3) There will be some fat and extra skin around the giant hole where the chicken's ass was. Go ahead and cut it off. Don't
remove skin that's over the meat, though. If you'd like, you can remove that extra skin connecting the two pieces of
the wings as well. Now dry the chicken, rub some butter on the skin, and add your spices. Try to add about the same amount
of spice over the whole chicken, front and back. Cut the apple up and stuff it inside the chicken. If you have injectable
creole butter, you can go ahead and inject it now. Be sure to inject around the breast and the thighs, where most of the meat is.

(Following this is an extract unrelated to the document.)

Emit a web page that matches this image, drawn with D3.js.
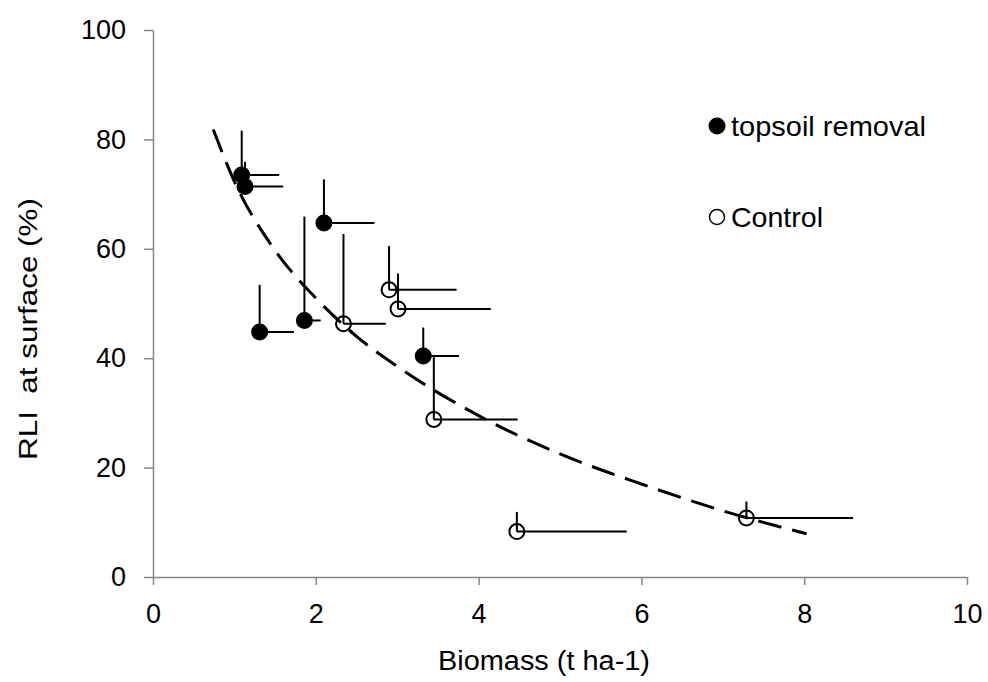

4) Most smokers have some sort of tub or bowl to place liquid in (to keep the meat from drying out). If it doesn't have one,
get a bowl of some sort that can withstand heat and hold liquid. Add 10 oz of the beer to the container
(the other two are for you ;)...) and what's left of the stick of butter. Add several cups of cider to the mix. Finally,
if you've got it, sprinkle paprika evenly on top of the liquid. If you don't have a place for this in your smoker,
place a rack below the chicken and slide the bowl on the lower rack.
5) Drain the water from your woodchips and put them wherever woodchips go in your smoker. You'll want at least a few good
handfulls of woodchips.
6) Keep your smoker temprature consistantly at a little less than 200 degrees. Put the water/cider mixture and chicken in!
Chickens take roughly 3 hours to smoke. Be sure to rotate out your wood, depending on how spent it is, every hour
or hour and a half. Just be sure the smoker is constantly smoking!
If it's done right, this can easily be a crowd favorite and some of the best chicken you've ever had.